Kevin M wrote:To add a bit more to the geometric math subtraction of ER ...
The return values are annualized return, also referred to as compound annual growth rate, or CAGR. This is the value, r, that you can plug into this formula to get cumulative growth over N years:
(1 + r) ^ N
Since we are compounding r over N years, we must subtract the expense ratio, E, from the gross return, R, in a way that also works with compounding. This is because the expense is subtracted each year, reducing the net amount you have to continue compounding in subsequent years.

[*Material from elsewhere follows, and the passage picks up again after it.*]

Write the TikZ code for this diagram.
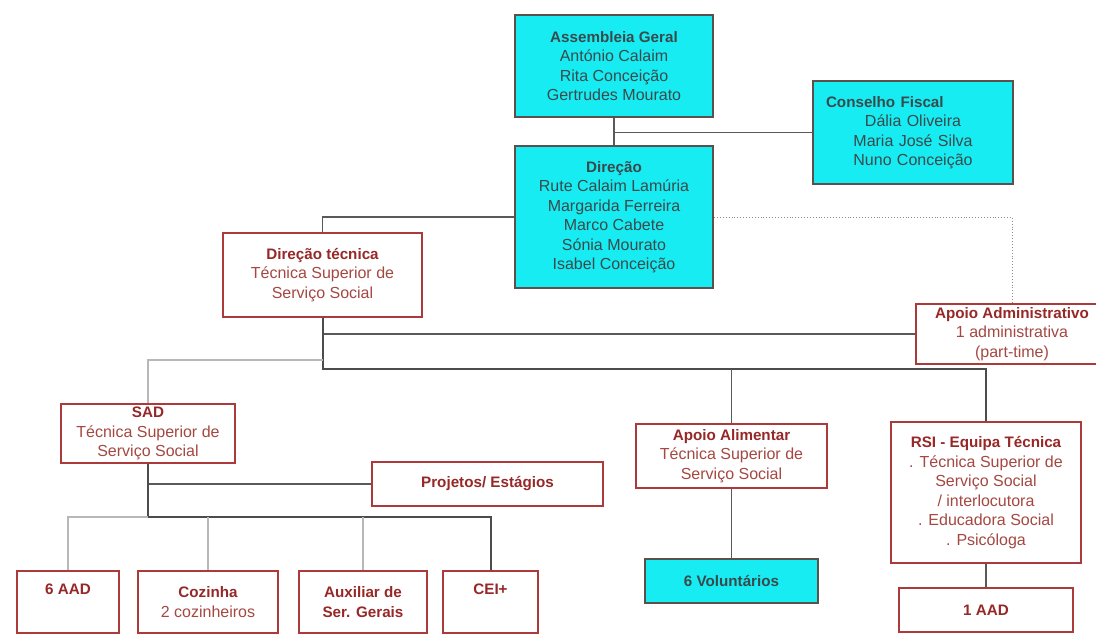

Note that if you plug in reasonable values, the difference between R - E and (1+R)/(1+E) - 1 is quite small. Try it with R = 2% and E = 0.2%, in which case R - E = 1.800%, while (1+R)/(1+E)-1 = 1.796%, so they both round to 1.80%. Or try it with R=5% and E=0.2%, and you get 4.80% vs. 4.79%--again, not much difference.
Note the similarity to the difference between the exact and approximate formulas for adjusting returns for inflation. The approximate formula is r = R - I, where r is real return, R is nominal return, and I is inflation rate. The exact formula is r = (1+R)/(1+I) - 1. Again, plugging in some sample numbers, I'll use R = 5% and I = 2%.
Approximate: r = R - I = 5% - 2% = 3%.
Exact: r = (1+R)/(1+I) - 1 = 1.05/1.02 - 1 = 2.94%.
Pretty close, so most people are going to be OK with the approximate value, but it's not exactly correct, and when compounded over many years could make a relevant difference.